Some people also say that you should never do more than one thing on a page - not even affiliate links. I don't have a problem with putting AdSense in logical areas, and having references for affiliate programs scattered in the content when appropriate. My affiliate links are not marketed through a banner ad, or as a single promotion on their own, but as an incidental reference when it is appropriate, in context.

I also sell advertising on my sites. For some of my sites, this is in addition to AdSense income, for some of them it is in place of it. When you do this, the two things you need to be on guard for are:

  • Do not overload your pages. Too many ads of any kind will lower your site quality.   
  • Do not use any other context served ads on the same page as Googles. You can use them in the same site, just not on the same page. This means that you CAN put banner ad services on your page if they rotate ads through, but if they key in on the content and serve ads based on keywords, you cannot.   

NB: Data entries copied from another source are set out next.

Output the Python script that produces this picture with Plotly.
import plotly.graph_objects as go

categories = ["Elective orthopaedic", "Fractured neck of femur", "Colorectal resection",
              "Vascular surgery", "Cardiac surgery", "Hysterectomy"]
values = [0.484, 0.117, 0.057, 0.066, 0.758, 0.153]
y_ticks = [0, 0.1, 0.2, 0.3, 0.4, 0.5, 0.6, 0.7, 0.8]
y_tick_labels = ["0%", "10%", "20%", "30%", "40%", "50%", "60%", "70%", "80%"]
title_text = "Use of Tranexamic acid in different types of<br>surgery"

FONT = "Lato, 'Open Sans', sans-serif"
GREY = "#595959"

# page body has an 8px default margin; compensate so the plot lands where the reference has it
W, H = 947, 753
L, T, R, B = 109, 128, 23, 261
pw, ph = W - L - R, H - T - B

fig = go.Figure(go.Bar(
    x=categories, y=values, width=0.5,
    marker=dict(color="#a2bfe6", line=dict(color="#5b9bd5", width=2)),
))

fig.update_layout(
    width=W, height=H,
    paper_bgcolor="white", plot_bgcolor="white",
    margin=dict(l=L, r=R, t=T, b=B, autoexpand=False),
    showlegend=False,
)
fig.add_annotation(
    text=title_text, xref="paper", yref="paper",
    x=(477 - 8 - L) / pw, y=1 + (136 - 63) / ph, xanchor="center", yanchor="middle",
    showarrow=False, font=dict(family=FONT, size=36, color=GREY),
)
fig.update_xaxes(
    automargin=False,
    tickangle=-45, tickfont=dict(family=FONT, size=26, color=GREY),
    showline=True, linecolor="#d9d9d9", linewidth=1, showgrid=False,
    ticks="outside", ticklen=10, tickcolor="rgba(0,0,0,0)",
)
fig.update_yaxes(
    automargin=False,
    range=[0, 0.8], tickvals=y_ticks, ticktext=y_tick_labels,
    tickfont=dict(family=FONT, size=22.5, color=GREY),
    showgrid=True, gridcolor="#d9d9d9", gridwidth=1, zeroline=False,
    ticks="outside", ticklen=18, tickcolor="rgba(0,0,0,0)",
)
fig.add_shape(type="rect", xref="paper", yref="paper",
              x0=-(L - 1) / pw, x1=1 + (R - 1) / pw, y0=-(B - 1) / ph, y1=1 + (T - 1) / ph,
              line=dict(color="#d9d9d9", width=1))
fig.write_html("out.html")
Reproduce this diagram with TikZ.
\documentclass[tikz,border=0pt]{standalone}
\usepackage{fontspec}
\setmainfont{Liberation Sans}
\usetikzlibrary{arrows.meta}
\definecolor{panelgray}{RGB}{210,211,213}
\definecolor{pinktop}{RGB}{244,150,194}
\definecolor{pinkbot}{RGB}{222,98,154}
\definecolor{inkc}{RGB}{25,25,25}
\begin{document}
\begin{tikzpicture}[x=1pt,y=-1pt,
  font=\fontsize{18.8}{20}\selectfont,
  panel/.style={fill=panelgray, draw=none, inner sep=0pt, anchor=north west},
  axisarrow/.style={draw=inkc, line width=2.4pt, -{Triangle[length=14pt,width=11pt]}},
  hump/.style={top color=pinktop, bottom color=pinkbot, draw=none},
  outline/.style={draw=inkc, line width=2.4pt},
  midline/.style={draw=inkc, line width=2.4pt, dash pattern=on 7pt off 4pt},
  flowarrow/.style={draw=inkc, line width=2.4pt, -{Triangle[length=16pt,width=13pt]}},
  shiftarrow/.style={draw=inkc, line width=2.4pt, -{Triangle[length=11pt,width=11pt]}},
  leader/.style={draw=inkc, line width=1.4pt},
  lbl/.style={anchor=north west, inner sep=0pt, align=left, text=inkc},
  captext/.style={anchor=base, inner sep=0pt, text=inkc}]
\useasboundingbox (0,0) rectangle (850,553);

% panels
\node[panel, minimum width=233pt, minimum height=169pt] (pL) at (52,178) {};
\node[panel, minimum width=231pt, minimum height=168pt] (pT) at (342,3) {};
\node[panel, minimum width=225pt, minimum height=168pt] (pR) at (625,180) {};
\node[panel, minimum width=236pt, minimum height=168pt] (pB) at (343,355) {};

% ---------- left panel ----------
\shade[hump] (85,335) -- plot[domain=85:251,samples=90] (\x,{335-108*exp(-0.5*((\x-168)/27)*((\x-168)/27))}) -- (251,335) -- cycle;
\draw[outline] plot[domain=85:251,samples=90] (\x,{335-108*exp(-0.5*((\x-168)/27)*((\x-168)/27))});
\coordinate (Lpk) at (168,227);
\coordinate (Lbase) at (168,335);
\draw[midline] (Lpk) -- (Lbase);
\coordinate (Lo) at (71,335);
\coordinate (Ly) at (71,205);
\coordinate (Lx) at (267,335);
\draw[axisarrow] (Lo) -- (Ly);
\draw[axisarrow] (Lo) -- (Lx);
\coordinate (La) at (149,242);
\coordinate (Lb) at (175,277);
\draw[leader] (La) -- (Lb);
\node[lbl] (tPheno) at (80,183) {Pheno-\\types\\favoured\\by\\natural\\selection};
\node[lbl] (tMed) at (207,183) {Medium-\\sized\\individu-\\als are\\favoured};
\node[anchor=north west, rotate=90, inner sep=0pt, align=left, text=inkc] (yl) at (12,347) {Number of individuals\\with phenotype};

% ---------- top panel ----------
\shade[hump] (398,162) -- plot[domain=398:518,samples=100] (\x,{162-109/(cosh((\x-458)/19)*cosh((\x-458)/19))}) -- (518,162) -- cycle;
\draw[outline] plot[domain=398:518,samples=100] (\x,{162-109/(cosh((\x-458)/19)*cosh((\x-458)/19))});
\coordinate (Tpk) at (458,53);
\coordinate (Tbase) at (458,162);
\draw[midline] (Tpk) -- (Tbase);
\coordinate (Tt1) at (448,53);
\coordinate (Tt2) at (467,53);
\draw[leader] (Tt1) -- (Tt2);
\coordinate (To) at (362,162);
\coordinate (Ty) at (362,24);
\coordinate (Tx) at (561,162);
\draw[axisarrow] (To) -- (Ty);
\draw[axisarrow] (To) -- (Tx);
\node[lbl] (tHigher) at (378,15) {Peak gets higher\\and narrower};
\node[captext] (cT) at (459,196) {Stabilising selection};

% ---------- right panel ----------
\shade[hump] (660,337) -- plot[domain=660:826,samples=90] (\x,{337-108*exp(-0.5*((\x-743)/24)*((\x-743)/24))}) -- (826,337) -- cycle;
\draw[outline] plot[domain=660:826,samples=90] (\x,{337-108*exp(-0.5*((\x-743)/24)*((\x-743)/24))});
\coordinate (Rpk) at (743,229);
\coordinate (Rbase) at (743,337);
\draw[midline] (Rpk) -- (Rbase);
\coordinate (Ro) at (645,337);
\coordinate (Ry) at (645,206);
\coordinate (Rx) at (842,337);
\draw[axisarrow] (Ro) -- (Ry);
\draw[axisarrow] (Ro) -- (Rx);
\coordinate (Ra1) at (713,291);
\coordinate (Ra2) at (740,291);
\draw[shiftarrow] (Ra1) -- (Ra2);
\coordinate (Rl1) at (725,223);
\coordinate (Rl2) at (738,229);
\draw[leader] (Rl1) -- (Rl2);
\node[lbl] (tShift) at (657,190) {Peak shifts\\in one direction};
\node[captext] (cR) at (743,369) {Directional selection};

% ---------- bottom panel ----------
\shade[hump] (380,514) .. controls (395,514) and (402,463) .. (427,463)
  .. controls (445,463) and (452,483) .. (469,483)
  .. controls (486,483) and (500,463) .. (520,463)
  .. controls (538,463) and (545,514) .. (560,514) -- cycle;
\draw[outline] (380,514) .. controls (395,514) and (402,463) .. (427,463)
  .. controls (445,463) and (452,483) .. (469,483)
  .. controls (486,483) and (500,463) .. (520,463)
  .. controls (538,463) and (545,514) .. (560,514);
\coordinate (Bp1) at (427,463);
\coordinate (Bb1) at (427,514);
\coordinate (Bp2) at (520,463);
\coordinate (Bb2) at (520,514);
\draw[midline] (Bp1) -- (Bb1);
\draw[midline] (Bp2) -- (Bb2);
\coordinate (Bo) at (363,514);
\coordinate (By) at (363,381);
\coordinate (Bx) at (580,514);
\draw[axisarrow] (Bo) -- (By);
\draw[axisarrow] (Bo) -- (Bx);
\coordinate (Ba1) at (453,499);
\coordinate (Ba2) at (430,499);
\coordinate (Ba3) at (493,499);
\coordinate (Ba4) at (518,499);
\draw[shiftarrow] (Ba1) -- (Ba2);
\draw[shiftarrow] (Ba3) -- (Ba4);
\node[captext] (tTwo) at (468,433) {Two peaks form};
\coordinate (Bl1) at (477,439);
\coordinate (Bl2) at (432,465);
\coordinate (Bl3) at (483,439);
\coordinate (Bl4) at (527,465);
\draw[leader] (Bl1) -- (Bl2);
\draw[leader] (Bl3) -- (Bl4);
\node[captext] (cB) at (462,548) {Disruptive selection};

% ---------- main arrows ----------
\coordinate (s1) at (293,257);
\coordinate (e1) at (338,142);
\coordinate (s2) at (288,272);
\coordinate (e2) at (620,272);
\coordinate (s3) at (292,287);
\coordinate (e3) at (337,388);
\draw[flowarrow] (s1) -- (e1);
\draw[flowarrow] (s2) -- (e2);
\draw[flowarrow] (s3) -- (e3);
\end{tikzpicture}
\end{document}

I have found that placing affiliate ads, or ads for your own products, or even other people's ads on your site can have a profound effect on your AdSense earnings, but ONLY if you use TEXT ads. Knowing this can give you a neat little tool to increase earnings from AdSense, while also bringing in other income.

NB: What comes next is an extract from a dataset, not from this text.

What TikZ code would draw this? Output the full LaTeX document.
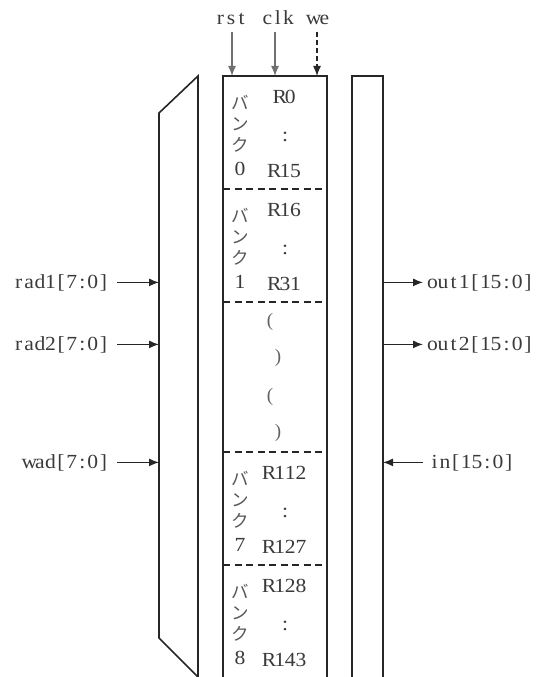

See, with some sites, no matter how well you optimize them, Google has a hard time keying in on words that they have advertisers for. Google may zero in on words that are entirely unrelated to your topic - for example, on my diabetes site, there is a page about blood sugar "numbers", and Google serves ads for gambling - I cannot remove the word "numbers", and Google has advertisers for gambling sites that need placements more than they need placements for diabetes, so they snag those words and serve ads that have NOTHING to do with my site. That means that I earn nothing from those pages, because my audience is simply not interested.

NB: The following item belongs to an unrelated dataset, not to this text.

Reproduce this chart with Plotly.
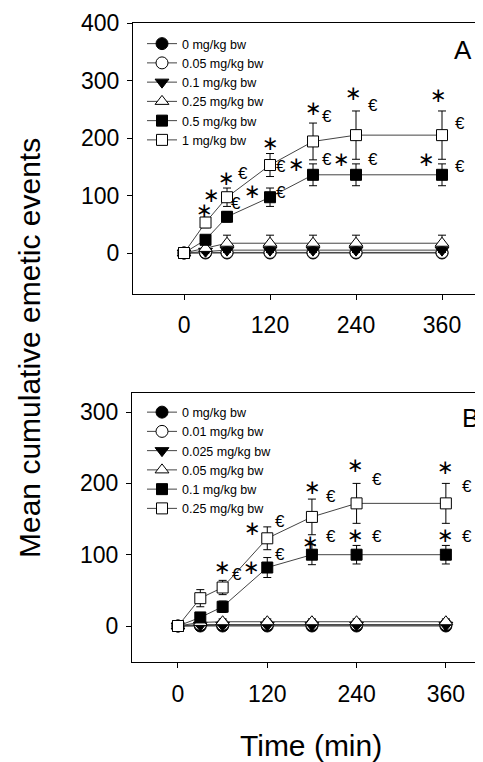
import plotly.graph_objects as go

# The page body adds an 8px margin, so the figure is 8px smaller each way
W, H = 475, 754
OFF = 8  # body margin offset (reference pixel -> figure pixel)

# ---------------- data ----------------
time_min = [0, 30, 60, 120, 180, 240, 360]

# Panel A
labels_A = ["0 mg/kg bw", "0.05 mg/kg bw", "0.1 mg/kg bw", "0.25 mg/kg bw", "0.5 mg/kg bw", "1 mg/kg bw"]
mean_A_0 = [0, 0, 0, 0, 0, 0, 0]
mean_A_005 = [0, 1, 1, 1, 1, 1, 1]
mean_A_01 = [0, 3, 5, 5, 5, 5, 5]
mean_A_025 = [0, 8, 17, 17, 17, 17, 17]
mean_A_05 = [0, 23, 63, 97, 136, 136, 136]
mean_A_1 = [0, 53, 97, 153, 194, 205, 205]
err_A_0 = [0, 0, 0, 0, 0, 0, 0]
err_A_005 = [0, 1, 1, 1, 1, 1, 1]
err_A_01 = [0, 3, 4, 4, 4, 4, 4]
err_A_025 = [0, 6, 14, 14, 14, 14, 14]
err_A_05 = [0, 5, 9, 16, 19, 19, 19]
err_A_1 = [0, 9, 16, 20, 32, 42, 42]

# Panel B
labels_B = ["0 mg/kg bw", "0.01 mg/kg bw", "0.025 mg/kg bw", "0.05 mg/kg bw", "0.1 mg/kg bw", "0.25 mg/kg bw"]
mean_B_0 = [0, 0, 0, 0, 0, 0, 0]
mean_B_001 = [0, 2, 2, 2, 2, 2, 2]
mean_B_0025 = [0, 1, 1, 1, 1, 1, 1]
mean_B_005 = [0, 5, 6, 6, 6, 6, 6]
mean_B_01 = [0, 12, 27, 82, 100, 100, 100]
mean_B_025 = [0, 39, 54, 123, 153, 172, 172]
err_B_0 = [0, 0, 0, 0, 0, 0, 0]
err_B_001 = [0, 1, 1, 1, 1, 1, 1]
err_B_0025 = [0, 1, 1, 1, 1, 1, 1]
err_B_005 = [0, 3, 4, 4, 4, 4, 4]
err_B_01 = [0, 6, 8, 14, 14, 13, 13]
err_B_025 = [0, 12, 10, 16, 25, 28, 28]

# significance marks (time, value, mark)
sig_A = [(29, 75, "*"), (39, 101, "*"), (59, 130, "*"), (82, 138, "€"), (73, 86, "€"),
         (96, 108, "*"), (121, 191, "*"), (136, 151, "€"), (135, 105, "€"), (157, 154, "*"),
         (180, 252, "*"), (199, 237, "€"), (199, 163, "€"), (220, 163, "*"), (236, 278, "*"),
         (264, 257, "€"), (264, 163, "€"), (355, 275, "*"), (385, 226, "€"), (338, 163, "*"),
         (385, 150, "€")]
sig_B = [(60, 83, "*"), (79, 72, "€"), (99, 83, "*"), (100, 138, "*"), (137, 146, "€"),
         (137, 100, "€"), (178, 118, "*"), (181, 195, "*"), (206, 182, "€"), (206, 125, "€"),
         (238, 226, "*"), (267, 206, "€"), (238, 128, "*"), (267, 125, "€"), (359, 223, "*"),
         (388, 196, "€"), (359, 128, "*"), (388, 125, "€")]

x_ticks = [0, 120, 240, 360]
y_ticks_A = [0, 100, 200, 300, 400]
y_ticks_B = [0, 100, 200, 300]

# ---------------- styles ----------------
symbols = ["circle", "circle", "triangle-down", "triangle-up", "square", "square"]
fills = ["black", "white", "black", "white", "black", "white"]
sizes = [12, 12, 12, 12, 11, 11]
FONT = "Liberation Sans, Arial, sans-serif"


def px_x(v):
    return (v - OFF) / W


def px_y(v):
    return 1 - (v - OFF) / H


fig = go.Figure()


def add_panel(means, errs, labels, xa, ya, legend):
    for i, (m, e, lab) in enumerate(zip(means, errs, labels)):
        fig.add_trace(go.Scatter(
            x=time_min, y=m, name=lab, mode="lines+markers",
            xaxis=xa, yaxis=ya, legend=legend,
            line=dict(color="#444444", width=1),
            marker=dict(symbol=symbols[i], size=sizes[i], color=fills[i],
                        line=dict(color="black", width=1)),
            error_y=dict(type="data", array=e, visible=True, color="black",
                         thickness=1, width=4),
        ))


add_panel([mean_A_0, mean_A_005, mean_A_01, mean_A_025, mean_A_05, mean_A_1],
          [err_A_0, err_A_005, err_A_01, err_A_025, err_A_05, err_A_1],
          labels_A, "x", "y", "legend")
add_panel([mean_B_0, mean_B_001, mean_B_0025, mean_B_005, mean_B_01, mean_B_025],
          [err_B_0, err_B_001, err_B_0025, err_B_005, err_B_01, err_B_025],
          labels_B, "x2", "y2", "legend2")

annotations = []
for (xr, yr, sig) in [("x", "y", sig_A), ("x2", "y2", sig_B)]:
    for t, v, mk in sig:
        if mk == "*":
            annotations.append(dict(x=t, y=v, xref=xr, yref=yr, text="∗", showarrow=False,
                                    font=dict(family="DejaVu Sans", size=20, color="black"),
                                    xanchor="center", yanchor="middle"))
        else:
            annotations.append(dict(x=t, y=v, xref=xr, yref=yr, text="€", showarrow=False,
                                    font=dict(family=FONT, size=17, color="black"),
                                    xanchor="center", yanchor="middle"))

annotations += [
    dict(x=px_x(463), y=px_y(50), xref="paper", yref="paper", text="A", showarrow=False,
         font=dict(family=FONT, size=26, color="black"), xanchor="center", yanchor="middle"),
    dict(x=px_x(470), y=px_y(418), xref="paper", yref="paper", text="B", showarrow=False,
         font=dict(family=FONT, size=26, color="black"), xanchor="center", yanchor="middle"),
    dict(x=px_x(30), y=px_y(348), xref="paper", yref="paper", text="Mean cumulative emetic events",
         showarrow=False, textangle=-90, font=dict(family=FONT, size=30, color="black"),
         xanchor="center", yanchor="middle"),
    dict(x=px_x(311), y=px_y(745), xref="paper", yref="paper", text="Time (min)",
         showarrow=False, font=dict(family=FONT, size=30, color="black"),
         xanchor="center", yanchor="middle"),
]

axis_common = dict(showline=True, linecolor="black", linewidth=1, ticks="outside", ticklen=5,
                   tickcolor="black", showgrid=False, zeroline=False, automargin=False,
                   tickfont=dict(family=FONT, size=23, color="black"))

fig.update_layout(
    template="none",
    width=W, height=H, margin=dict(l=0, r=0, t=0, b=0, autoexpand=False),
    paper_bgcolor="white", plot_bgcolor="white",
    showlegend=True,
    xaxis=dict(domain=[px_x(133), 1], range=[-71.2, 417.2], tickvals=x_ticks, mirror=True,
               anchor="y", ticklabelstandoff=5, **axis_common),
    yaxis=dict(domain=[px_y(294), px_y(23)], range=[-71.3, 400], tickvals=y_ticks_A,
               anchor="x", ticklabelstandoff=3, **axis_common),
    xaxis2=dict(domain=[px_x(132), 1], range=[-61.8, 409.9], tickvals=x_ticks, mirror=True,
                anchor="y2", ticklabelstandoff=6, **axis_common),
    yaxis2=dict(domain=[px_y(662), px_y(393)], range=[-50.5, 326.8], tickvals=y_ticks_B,
                anchor="x2", ticklabelstandoff=3, **axis_common),
    legend=dict(x=134 / W, y=1 - 21 / H, xanchor="left", yanchor="top", bgcolor="rgba(0,0,0,0)",
                font=dict(family=FONT, size=12.5, color="black"), itemwidth=30, borderwidth=0),
    legend2=dict(x=134 / W, y=1 - 389.5 / H, xanchor="left", yanchor="top", bgcolor="rgba(0,0,0,0)",
                 font=dict(family=FONT, size=12.5, color="black"), itemwidth=30, borderwidth=0),
    annotations=annotations,
)

fig.write_html("out.html")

I put ads into the site for Supplements, and for Natural Body and Bath products. Both are good items for the target market that my diabetes site reaches. But also, Google picks them up, because both are also very competitive markets, and there are a lot of advertisers who need space for them. I scattered those ads throughout my site, and within 48 hours, my AdSense earnings for that site tripled. Peripheral TEXT ads, became a means of targeting keywords better in the site, when I could not really do that with the content and stay on track.

Of course, this also means that if you put in irrelevant text ads, that Google will be influenced by those ads.

Check the Googles carefully if you are combining different types of revenue generation on a single page. You want to make sure that the Googles are not advertising things that are contrary to your purpose. Yes, they will ALWAYS have ads for your competitors! That is not the worry! You want to make sure if you are operating an anti-gambling site, that they are not advertising gambling. Or if you are advertising a site that talks about a controversial topic, that the ads are not all for the other side - it is a credibility issue, because some people don't quite get that those ads are NOT really part of your site, and they'll see that you have conflicting information on your site, which will hurt you.

The major thing about branching out with multiple things on a page is that you have to really decide what your primary goal is, and then set things up so that the goal is met. Arbitrary rules like "don't put more than one thing on a page" are meaningless, you really have to find your own way, based on your target market - many are very tolerate of ads, some are NOT - your goals, and your primary objective for the page.

Once you've built the site though, you have a tool that you can leverage for more income. Creativity, intelligence, and precise targeting can help you to leverage that site for more than just one kind of income.